The later research of Richard Hertwig focused on protists (with the relationship between the nucleus and the plasma = "Kern-Plasma-Relation"), as well as on developmental physiological studies on sea urchins and frogs. Richard Hertwig also wrote a leading textbook of zoology, published in 1891, which he kept up to date through 15 editions until 1931.

== Life ==

Hertwig was born in Friedberg in the Grand Duchy of Hesse. He began studying medicine at the University of Jena, and under the influence of professor Ernst Haeckel (16 years older), he shifted his interest more to zoology and biology.
In 1872, he received a doctorate at the University of Bonn and worked there as an assistant to anatomist Max Schultze. In 1875, he moved to the University of Jena in the Department of Zoology, and in 1878, Hertwig became extraordinary professor there.

As a successor of Franz Hermann Troschel, Richard Hertwig was appointed in 1881 to the University of Königsberg as a professor of zoology. In 1883, he moved to the same role as professor at the University of Bonn, where he remained only a short while, however, since in 1885, he was called to LMU Munich, where Hertwig remained until 1925, also working as head of the zoological collection of the state of Bavaria (now Zoologische Staatssammlung München) and as director of the zoological institute which he developed into a leading centre of biological science.

Hertwig belonged to the Bavarian Academy of Sciences, beginning in 1885 as an extraordinary member, and from 1889 as a full member.

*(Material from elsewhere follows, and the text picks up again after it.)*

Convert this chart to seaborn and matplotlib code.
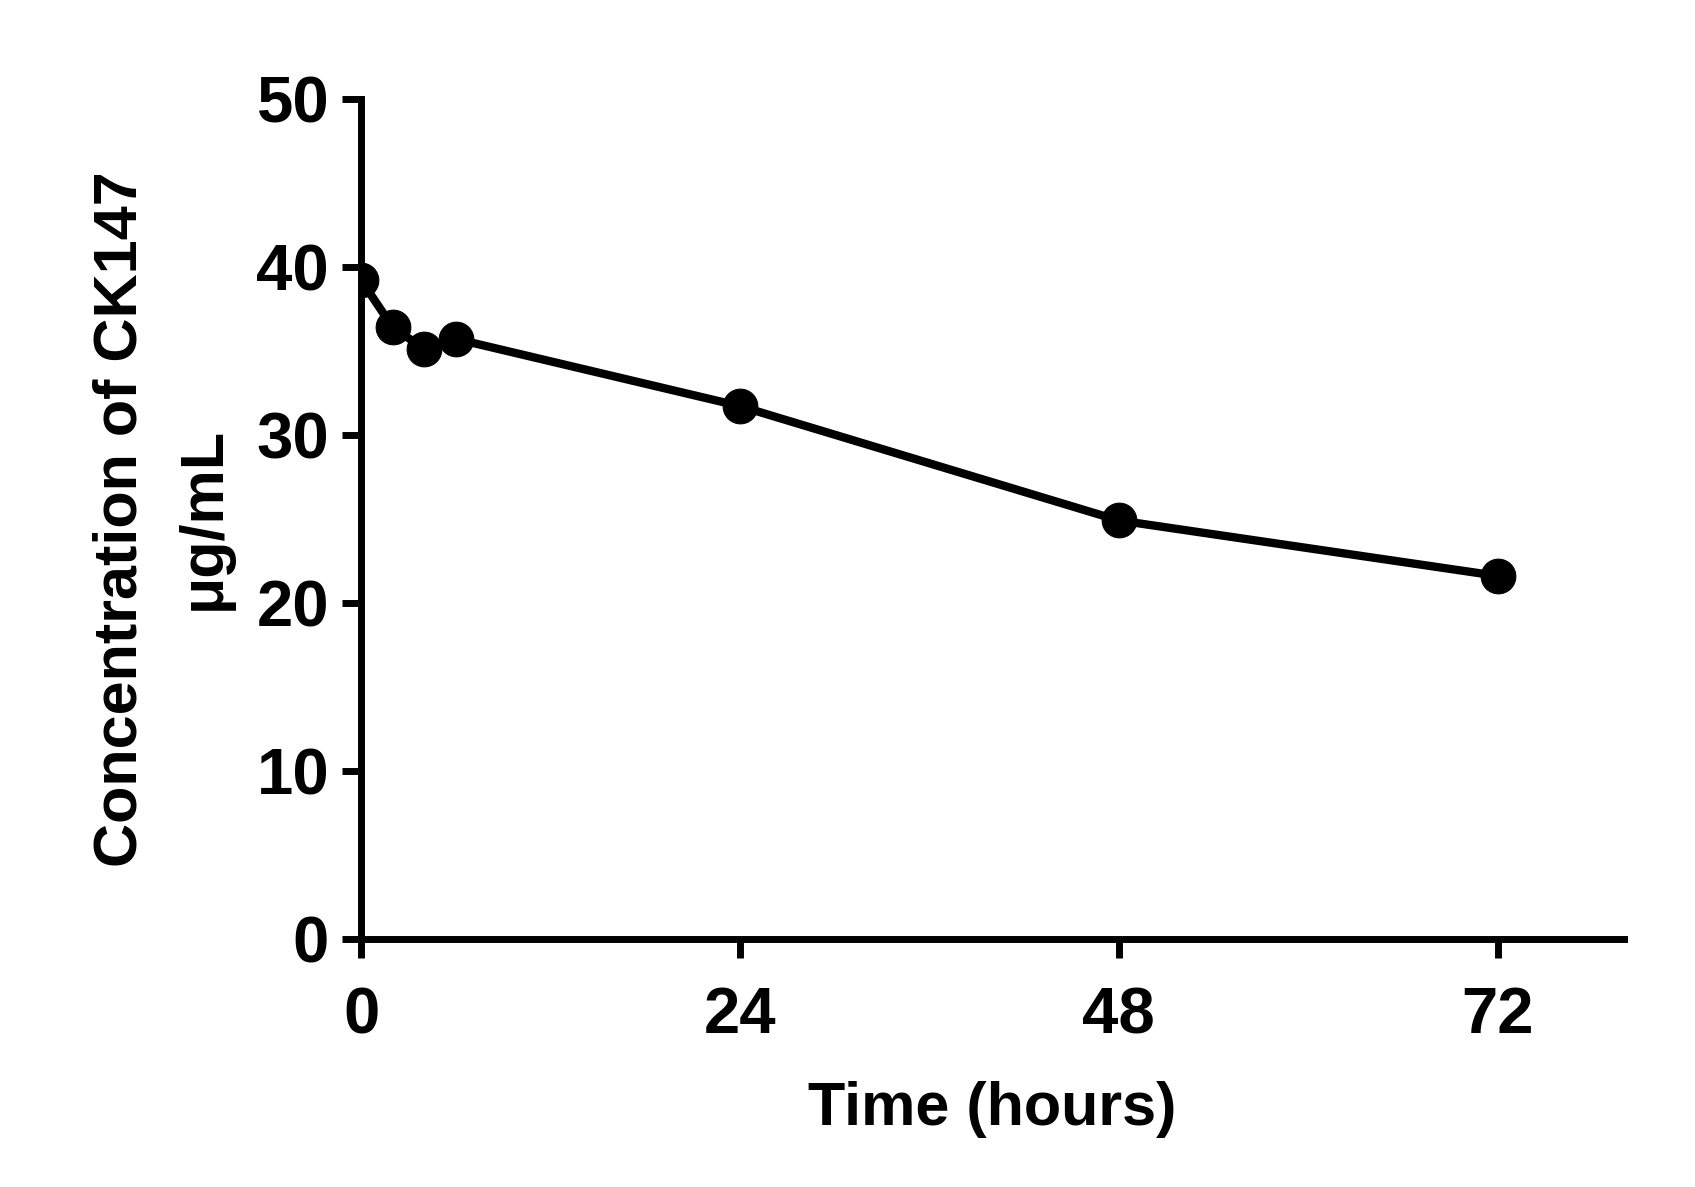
import matplotlib
matplotlib.use("Agg")
import matplotlib.pyplot as plt
import seaborn as sns
import pandas as pd

# -----------------------------
# DATA
# -----------------------------
time_h = [0, 2, 4, 6, 24, 48, 72]
conc = [39.2, 36.4, 35.1, 35.7, 31.7, 24.9, 21.6]
x_ticks = [0, 24, 48, 72]
y_ticks = [0, 10, 20, 30, 40, 50]

df = pd.DataFrame({"time": time_h, "conc": conc})

# -----------------------------
# STYLE
# -----------------------------
sns.set_style("ticks")
plt.rcParams['font.family'] = ['Liberation Sans', 'DejaVu Sans']
plt.rcParams['font.weight'] = 'bold'

fig = plt.figure(figsize=(16.95, 11.87), dpi=100)
ax = fig.add_axes([0.213, 0.209, 0.745, 0.708])

sns.lineplot(data=df, x="time", y="conc", ax=ax, color="black",
             linewidth=6, marker="o", markersize=25, markeredgecolor="black")

ax.set_xlim(0, 80)
ax.set_ylim(0, 50)
ax.set_xticks(x_ticks)
ax.set_yticks(y_ticks)

for side in ["top", "right"]:
    ax.spines[side].set_visible(False)
for side in ["left", "bottom"]:
    ax.spines[side].set_linewidth(5)
    ax.spines[side].set_color("black")

ax.tick_params(axis="both", direction="out", length=14, width=5,
               labelsize=47, colors="black")
ax.tick_params(axis="x", pad=20)
ax.tick_params(axis="y", pad=9)
for lbl in ax.get_xticklabels() + ax.get_yticklabels():
    lbl.set_fontweight("bold")

ax.set_xlabel("Time (hours)", fontsize=44, fontweight="bold",
              labelpad=25, color="black")
ax.set_ylabel("Concentration of CK147\nμg/mL", fontsize=44,
              fontweight="bold", labelpad=17, linespacing=1.6, color="black")

fig.savefig("out.png", dpi=100)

In 1909, he received the title Ritter von.

Hertwig died on 3 October 1937 in Schlederloh, Germany.

His pupil Otto Koehler became one of the founders of Ethology in Germany. Another of his students, Ivan Buresh, was a leading Bulgarian natural scientist. His student Rhoda Erdmann was well known for her studies of invertebrates and cancer and was a pioneer in the field of tissue culture. She founded and led the Institute of Experimental Cytology at the University of Berlin. She also was the founder and editor of the journal Archiv für Experimentelle Zellforschung.

== Research ==

At the beginning of his career, Richard Hertwig worked along with his brother, Oscar Hertwig.
Together they developed, in 1881, the Coelom Theory (German: "Coelomtheorie"), of the fluid-filled body cavity (the "coelom"), as an explanation of the middle Keimblatt, which brought important realizations in the field of embryology. The theory assumes that all organs and tissues develop differently from three primary tissue layers, during animal embryogenesis.

Hertwig worked systematically on several groups of protozoa and metazoa (German: Wirbellose) and provided fundamental work on the development of animals. His contributions are most well known to protozoa research.

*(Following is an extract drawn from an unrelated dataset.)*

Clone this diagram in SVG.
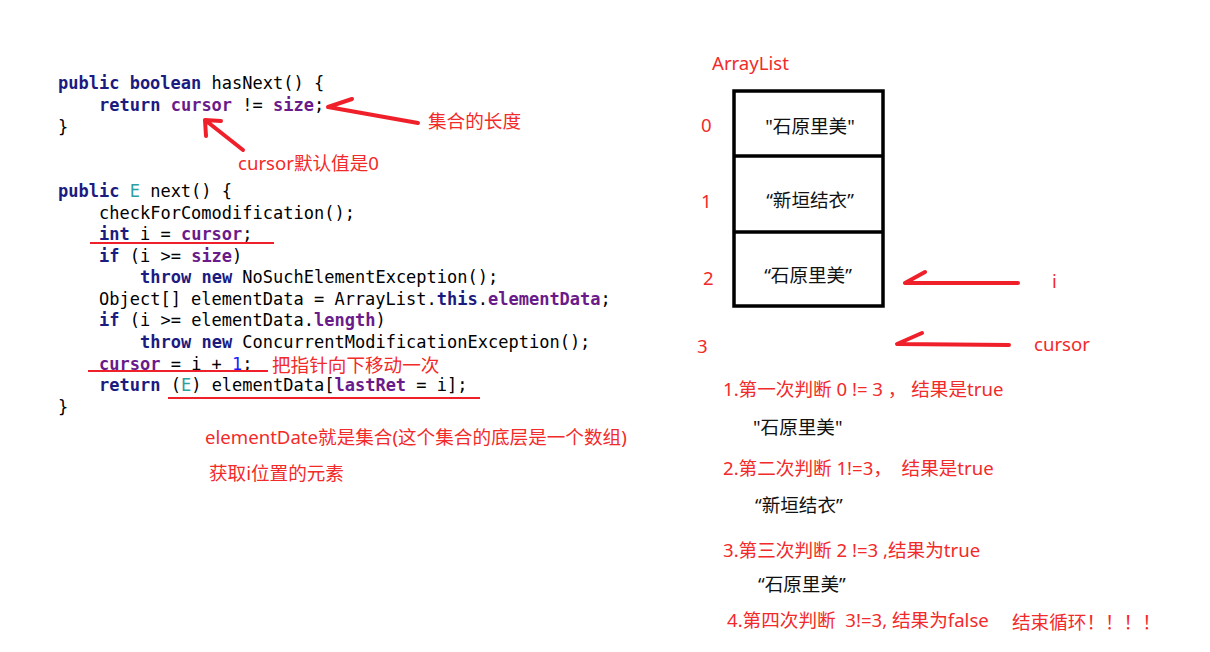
<svg xmlns="http://www.w3.org/2000/svg" width="1210" height="652" viewBox="0 0 1210 652">
<style>
.code{font-family:"DejaVu Sans Mono","Liberation Mono",monospace;font-size:17px;fill:#000;white-space:pre}
.kw{fill:#1b1b80;font-weight:bold}
.fld{fill:#6a1b8a;font-weight:bold}
.ty{fill:#2aa0a0}
.num{fill:#1a1aff}
.red{font-family:"Noto Sans","Noto Sans CJK SC",sans-serif;font-size:18.6px;fill:#f22a2a;white-space:pre}
.blk{font-family:"Noto Sans","Noto Sans CJK SC",sans-serif;font-size:18.6px;fill:#111}
.arrow{fill:none;stroke:#f0202a;stroke-width:4;stroke-linecap:round;stroke-linejoin:round}
.uline{stroke:#f0202a;stroke-width:2}
.box{fill:#fff;stroke:#000;stroke-width:3.5}
</style>
<rect width="1210" height="652" fill="#fff"/>
<g id="code">
<text class="code" x="58" y="89"><tspan class="kw">public boolean</tspan> hasNext() {</text>
<text class="code" x="99" y="111"><tspan class="kw">return</tspan> <tspan class="fld">cursor</tspan> != <tspan class="fld">size</tspan>;</text>
<text class="code" x="58" y="133">}</text>
<text class="code" x="58" y="197"><tspan class="kw">public</tspan> <tspan class="ty">E</tspan> next() {</text>
<text class="code" x="99" y="219">checkForComodification();</text>
<text class="code" x="99" y="240"><tspan class="kw">int</tspan> i = <tspan class="fld">cursor</tspan>;</text>
<text class="code" x="99" y="262"><tspan class="kw">if</tspan> (i &gt;= <tspan class="fld">size</tspan>)</text>
<text class="code" x="140" y="283"><tspan class="kw">throw new</tspan> NoSuchElementException();</text>
<text class="code" x="99" y="305">Object[] elementData = ArrayList.<tspan class="kw">this</tspan>.<tspan class="fld">elementData</tspan>;</text>
<text class="code" x="99" y="326"><tspan class="kw">if</tspan> (i &gt;= elementData.<tspan class="fld">length</tspan>)</text>
<text class="code" x="140" y="348"><tspan class="kw">throw new</tspan> ConcurrentModificationException();</text>
<text class="code" x="99" y="370"><tspan class="fld">cursor</tspan> = i + <tspan class="num">1</tspan>;</text>
<text class="code" x="99" y="391"><tspan class="kw">return</tspan> (<tspan class="ty">E</tspan>) elementData[<tspan class="fld">lastRet</tspan> = i];</text>
<text class="code" x="58" y="413">}</text>
</g>
<g id="underlines">
<line class="uline" x1="90" y1="243" x2="274" y2="243"/>
<line class="uline" x1="88" y1="371" x2="268" y2="371"/>
<line class="uline" x1="168" y1="398" x2="480" y2="398"/>
</g>
<g id="note-size"><text class="red" x="428" y="128">集合的长度</text></g>
<g id="note-cursor"><text class="red" x="238" y="170">cursor默认值是0</text></g>
<g id="note-move"><text class="red" x="272" y="372">把指针向下移动一次</text></g>
<g id="note-elementdata"><text class="red" x="205" y="444">elementDate就是集合(这个集合的底层是一个数组)</text></g>
<g id="note-get"><text class="red" x="209" y="480">获取i位置的元素</text></g>
<g id="arraylist">
<text class="red" x="712" y="70">ArrayList</text>
<rect class="box" x="734" y="91" width="149" height="215"/>
<line x1="734" y1="156" x2="883" y2="156" stroke="#000" stroke-width="3.5"/>
<line x1="734" y1="232" x2="883" y2="232" stroke="#000" stroke-width="3.5"/>
<text class="blk" x="810" y="133" text-anchor="middle">"石原里美"</text>
<text class="blk" x="810" y="207" text-anchor="middle">“新垣结衣”</text>
<text class="blk" x="808" y="282" text-anchor="middle">“石原里美”</text>
</g>
<g id="indices">
<text class="red" x="701" y="132">0</text>
<text class="red" x="701" y="208">1</text>
<text class="red" x="703" y="285">2</text>
<text class="red" x="697" y="353">3</text>
</g>
<g id="label-i"><text class="red" x="1052" y="288">i</text></g>
<g id="label-cursor"><text class="red" x="1034" y="351">cursor</text></g>
<g id="connectors">
<path class="arrow" d="M352 99 L328 107 L418 123"/>
<path class="arrow" d="M206 136 L205 120 L221 121 M205 120 L243 150"/>
<path class="arrow" d="M925 272 L905 283 L1018 283"/>
<path class="arrow" d="M922 333 L897 344 L1009 345"/>
</g>
<g id="steps">
<text class="red" x="723" y="396">1.第一次判断 0 != 3 ， 结果是true</text>
<text class="blk" x="753" y="434">"石原里美"</text>
<text class="red" x="723" y="475">2.第二次判断 1!=3，  结果是true</text>
<text class="blk" x="755" y="512">“新垣结衣”</text>
<text class="red" x="723" y="557">3.第三次判断 2 !=3 ,结果为true</text>
<text class="blk" x="758" y="591">“石原里美”</text>
<text class="red" x="727" y="627">4.第四次判断  3!=3, 结果为false</text>
<text class="red" x="1012" y="629">结束循环！！！！</text>
</g>
</svg>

Hertwig, on the basis of examining sea urchins, discovered and explained the zygote fertilization process for the first time correctly as a fusion of egg and spermatozoon (sperm cell) penetrating the egg membrane.

== Publications ==
- Das Nervensystem und die Sinnesorgane der Medusen, 1878 ("The nervous system and the sensory organs of the Medusa").
- Die Actinien, 1879.
- Chätognathien, 1880.
- Die Coelomtheorie: Versuch einer Erklärung des mittleren Keimblattes, Jena, 1881 ("The Coelom Theory. Attempt of an explanation of the middle Keimblatt").
- Lehrbuch der Zoologie, Jena, 1891 ("Textbook of Zoology"). (Digital edition from 1907 by the University and State Library Düsseldorf)
- Abstammungslehre und neuere Biologie, 1927 ("Descending teachings and newer biology").